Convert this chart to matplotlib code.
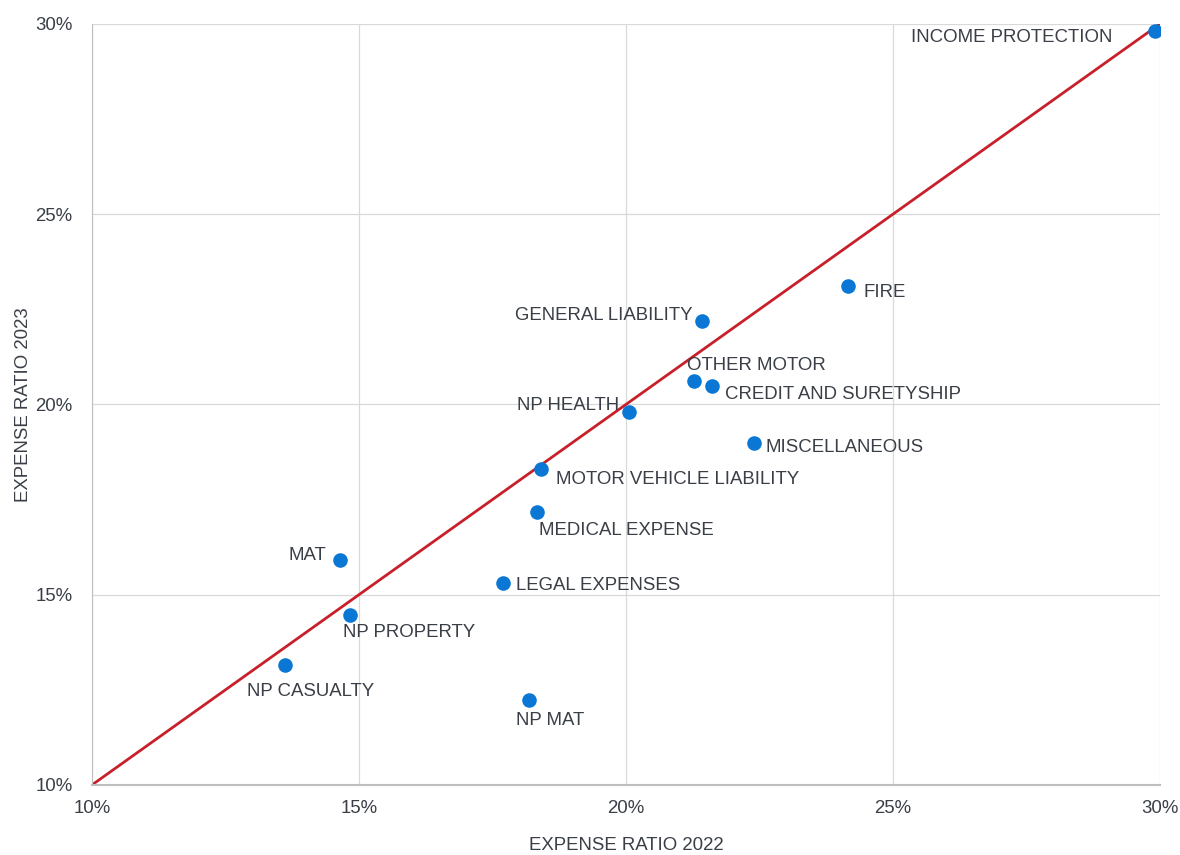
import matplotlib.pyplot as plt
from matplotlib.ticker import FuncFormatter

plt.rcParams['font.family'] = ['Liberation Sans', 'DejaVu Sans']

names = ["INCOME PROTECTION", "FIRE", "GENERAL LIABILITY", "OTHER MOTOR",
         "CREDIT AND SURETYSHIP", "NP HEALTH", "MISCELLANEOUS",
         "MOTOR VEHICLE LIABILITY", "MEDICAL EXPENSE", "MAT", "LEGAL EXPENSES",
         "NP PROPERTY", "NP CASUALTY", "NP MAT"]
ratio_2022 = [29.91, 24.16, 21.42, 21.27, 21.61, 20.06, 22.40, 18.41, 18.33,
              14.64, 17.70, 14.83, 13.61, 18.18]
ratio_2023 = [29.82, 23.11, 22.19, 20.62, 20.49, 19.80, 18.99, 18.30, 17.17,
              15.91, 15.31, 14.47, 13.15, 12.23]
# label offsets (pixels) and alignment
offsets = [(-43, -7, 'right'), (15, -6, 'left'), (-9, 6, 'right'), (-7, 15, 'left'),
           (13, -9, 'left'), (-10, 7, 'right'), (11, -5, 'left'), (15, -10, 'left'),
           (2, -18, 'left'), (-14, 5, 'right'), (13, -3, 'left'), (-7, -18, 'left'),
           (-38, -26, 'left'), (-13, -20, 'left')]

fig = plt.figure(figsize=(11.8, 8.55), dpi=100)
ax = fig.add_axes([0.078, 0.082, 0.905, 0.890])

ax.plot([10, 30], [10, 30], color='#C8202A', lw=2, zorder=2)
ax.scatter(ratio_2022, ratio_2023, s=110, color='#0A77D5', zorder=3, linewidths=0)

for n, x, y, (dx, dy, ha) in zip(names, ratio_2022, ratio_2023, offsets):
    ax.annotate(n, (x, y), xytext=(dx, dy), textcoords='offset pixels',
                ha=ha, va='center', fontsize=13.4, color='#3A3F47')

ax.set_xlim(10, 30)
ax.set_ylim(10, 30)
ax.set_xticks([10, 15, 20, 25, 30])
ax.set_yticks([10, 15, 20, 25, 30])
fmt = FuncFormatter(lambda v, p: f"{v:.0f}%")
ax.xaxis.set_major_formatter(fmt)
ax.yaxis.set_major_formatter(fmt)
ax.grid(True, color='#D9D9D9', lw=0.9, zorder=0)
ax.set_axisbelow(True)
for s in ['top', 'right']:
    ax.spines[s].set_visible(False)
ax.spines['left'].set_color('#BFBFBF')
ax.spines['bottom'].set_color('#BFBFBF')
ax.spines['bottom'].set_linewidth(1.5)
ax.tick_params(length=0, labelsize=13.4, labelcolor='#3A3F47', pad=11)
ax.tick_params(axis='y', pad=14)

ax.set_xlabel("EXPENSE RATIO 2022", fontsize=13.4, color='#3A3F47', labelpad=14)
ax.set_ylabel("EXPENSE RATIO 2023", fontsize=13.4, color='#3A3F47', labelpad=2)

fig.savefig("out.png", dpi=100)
··········
■ **GIVEN EXERCISE**:
Reproduce the material above exactly, first line through the line that contains "plt.rcParams['font.family'] = ['Liberation", minus the pictures.

■ **RESULT OF THE EXERCISE**:
Convert this chart to matplotlib code.
import matplotlib.pyplot as plt
from matplotlib.ticker import FuncFormatter

plt.rcParams['font.family'] = ['Liberation Sans', 'DejaVu Sans']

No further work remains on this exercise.